Predominantly small-pane, plain leaded glazing; some decorative stained glass. Red tile roof; raised stone skews. Original rainwater goods.

INTERIOR: pointed arch dividing nave and chancel. Naturalistic carving to sandstone pulpit (1921); intricate detailing to timber chancel fittings; organ to W; altar (1936); sedilia; piscina. Individual timber seats in nave; tripartite glazing set in segmental-arched recesses; marble font. Oak doors by Robert Thomson of Kilburn (note the carved mouse trademarks). Hammerbeam timber roof to nave; boarded timber barrel-vault to chancel.

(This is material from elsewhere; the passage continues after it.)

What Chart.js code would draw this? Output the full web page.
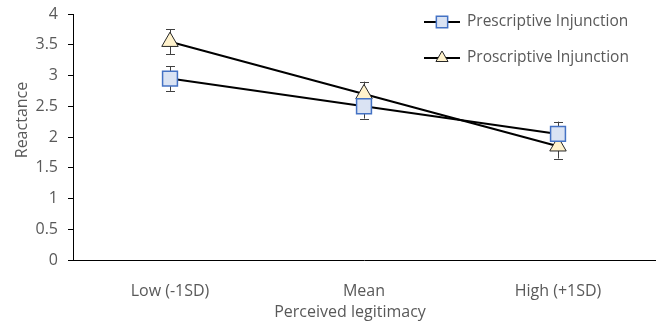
<!DOCTYPE html>
<html>
<head>
<meta charset="utf-8">
<script src="https://cdn.jsdelivr.net/npm/chart.js@4"></script>
<style>
  html, body { margin: 0; padding: 0; background: #fff; }
  #wrap { width: 657px; height: 324px; }
</style>
</head>
<body>
<div id="wrap"><canvas id="chart" width="657" height="324"></canvas></div>
<script>
const categories = ["Low (-1SD)", "Mean", "High (+1SD)"];
const prescriptive = [2.95, 2.5, 2.05];
const proscriptive = [3.55, 2.7, 1.85];
const prescriptiveErr = [0.2, 0.2, 0.2];
const proscriptiveErr = [0.2, 0.2, 0.2];
const yTicks = [0, 0.5, 1, 1.5, 2, 2.5, 3, 3.5, 4];

const textColor = "#595959";
const fontFamily = "'Open Sans', sans-serif";

// error bars behind the markers
const errorBars = {
  id: "errorBars",
  beforeDatasetsDraw(chart) {
    const { ctx, scales: { x, y } } = chart;
    ctx.save();
    ctx.strokeStyle = "#404040";
    ctx.lineWidth = 1;
    chart.data.datasets.forEach((ds) => {
      ds.data.forEach((v, i) => {
        const px = x.getPixelForValue(i);
        const top = y.getPixelForValue(v + ds.errors[i]);
        const bot = y.getPixelForValue(v - ds.errors[i]);
        ctx.beginPath();
        ctx.moveTo(px + 0.5, top);
        ctx.lineTo(px + 0.5, bot);
        ctx.moveTo(px - 4, Math.round(top) + 0.5);
        ctx.lineTo(px + 5, Math.round(top) + 0.5);
        ctx.moveTo(px - 4, Math.round(bot) + 0.5);
        ctx.lineTo(px + 5, Math.round(bot) + 0.5);
        ctx.stroke();
      });
    });
    ctx.restore();
  },
};

// legend in the top right and axis titles
const extras = {
  id: "extras",
  afterDraw(chart) {
    const { ctx } = chart;
    ctx.save();
    chart.data.datasets.forEach((ds, i) => {
      const yy = 22 + i * 36;
      ctx.strokeStyle = "#000";
      ctx.lineWidth = 2;
      ctx.beginPath();
      ctx.moveTo(424, yy);
      ctx.lineTo(460, yy);
      ctx.stroke();
      ctx.fillStyle = ds.pointBackgroundColor;
      ctx.strokeStyle = ds.pointBorderColor;
      ctx.lineWidth = ds.pointBorderWidth;
      Chart.helpers.drawPoint(ctx, {
        pointStyle: ds.pointStyle,
        radius: ds.legendRadius,
        rotation: 0,
        borderWidth: ds.pointBorderWidth,
      }, 442, yy);
      ctx.fillStyle = textColor;
      ctx.font = "15.5px " + fontFamily;
      ctx.textAlign = "left";
      ctx.textBaseline = "middle";
      ctx.fillText(ds.label, 467, yy);
    });

    ctx.fillStyle = textColor;
    ctx.font = "16px " + fontFamily;
    ctx.textAlign = "center";
    ctx.textBaseline = "middle";
    ctx.fillText("Perceived legitimacy", 350, 312);
    ctx.translate(22, 120);
    ctx.rotate(-Math.PI / 2);
    ctx.fillText("Reactance", 0, 0);
    ctx.restore();
  },
};

new Chart(document.getElementById("chart"), {
  type: "line",
  data: {
    labels: categories,
    datasets: [
      {
        label: "Prescriptive Injunction",
        data: prescriptive,
        errors: prescriptiveErr,
        borderColor: "#000",
        borderWidth: 2,
        pointStyle: "rect",
        pointRadius: 10.5,
        legendRadius: 8,
        pointBackgroundColor: "#dae3f3",
        pointBorderColor: "#4472c4",
        pointBorderWidth: 1.5,
        tension: 0,
      },
      {
        label: "Proscriptive Injunction",
        data: proscriptive,
        errors: proscriptiveErr,
        borderColor: "#000",
        borderWidth: 2,
        pointStyle: "triangle",
        pointRadius: 9.5,
        legendRadius: 7,
        pointBackgroundColor: "#fff2cc",
        pointBorderColor: "#262626",
        pointBorderWidth: 1,
        tension: 0,
      },
    ],
  },
  options: {
    responsive: false,
    animation: false,
    layout: { autoPadding: false, padding: { top: 14, right: 2, left: 0, bottom: 0 } },
    plugins: { legend: { display: false }, tooltip: { enabled: false } },
    scales: {
      x: {
        offset: true,
        grid: { display: false },
        border: { display: true, color: "#000", width: 1 },
        ticks: { color: textColor, font: { family: fontFamily, size: 16 }, padding: 14 },
        afterFit(scale) {
          scale.height = 64;
          scale.paddingLeft = 0;
          scale.paddingRight = 0;
        },
      },
      y: {
        min: 0,
        max: 4,
        afterBuildTicks(scale) { scale.ticks = yTicks.map((v) => ({ value: v })); },
        grid: { display: true, drawOnChartArea: false, drawTicks: true, tickLength: 5, color: "#000" },
        border: { display: true, color: "#000", width: 1 },
        ticks: {
          color: textColor,
          font: { family: fontFamily, size: 16 },
          padding: 10,
          callback: (v) => String(v),
        },
        afterFit(scale) {
          scale.width = 73;
          scale.paddingTop = 0;
          scale.paddingBottom = 0;
        },
      },
    },
  },
  plugins: [errorBars, extras],
});
</script>
</body>
</html>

Stained glass including Mackie Memorial window; Walker Memorial Window, W Wilson (Spring, Summer, St Ninian, Autumn, Winter etc.).

LYCH GATE: 2-leaf pedestrian entry gate; decorative timber bargeboards; red-tile roof.

REAR BOUNDARY WALL AND PIERS: tile-coped red brick wall enclosing site at rear; moulded copes to coursed red sandstone square plan piers; gates missing.

Statement of Interest

Ecclesiastical building in use as such. A good example of the work of James Archibald Morris (1857 - 1942), an Ayrshire based architect with a keen interest in conservation and preservation. Having joined the Art Workers Guild in London, Morris went on to play a key role in the foundation of the Scottish Society of Art Workers, closely based on its English counterpart. The society's aim was to encourage mutual study and co-operation between workers in different media. As president, Morris was associated with artists and architects such as Phoebe Traquair, Robert Lorimer and John Keppie. At the turn of the century, Hermann Muthesius described Morris as "...a good architect who works in simple modern-looking forms, while yet maintaining his own personal style." St Ninian?s Church is a good example of this. For here, simplicity of form is combined with intricate detailing to create an appealing, Arts and Crafts-inspired whole. Inside, the carving is particularly noteworthy. Born in North Yorkshire in 1876, the son of a joiner, Robert Thomson produced work which delighted aesthetes. Greatly influenced by a fifteenth century choir stall in Ripon Cathedral, Thomson sought to rediscover the properties of oak using ancient tools such as the adze (an implement which, as can be seen at St Ninian's, imparted his work with a distinctive ripple effect). Another of Thomson's trademarks can also be seen here. Carved mice are to be found on the door and the chest to the rear of the church. Combining simplicity and astuteness, Thomson regarded the mouse as an appropriate signature for his carving. "...I thought how a mouse manages to scrape and chew away the hardest wood with its chisel-like teeth, and works quietly, with nobody taking much notice... It is what you might call industry in quiet places, so I put the mouse on all my work" (Scots Magazine). Various pieces within St Ninian's were completed by Robert and John Cartwright - Thomson's grandsons. Some of the interior fittings are noted as having been gifted to the church - the font, for example, gifted by J H Turner, the Duke of Portland's agent. The adjoining hall, designed by John Rutherford Johnstone (a local architect) was gifted by a Mrs Mabel Townsend in 1927 in memory of her two sons killed in the War. The adjacent rectory is listed separately (see No 70 Bentinck Drive, St Ninian's Rectory).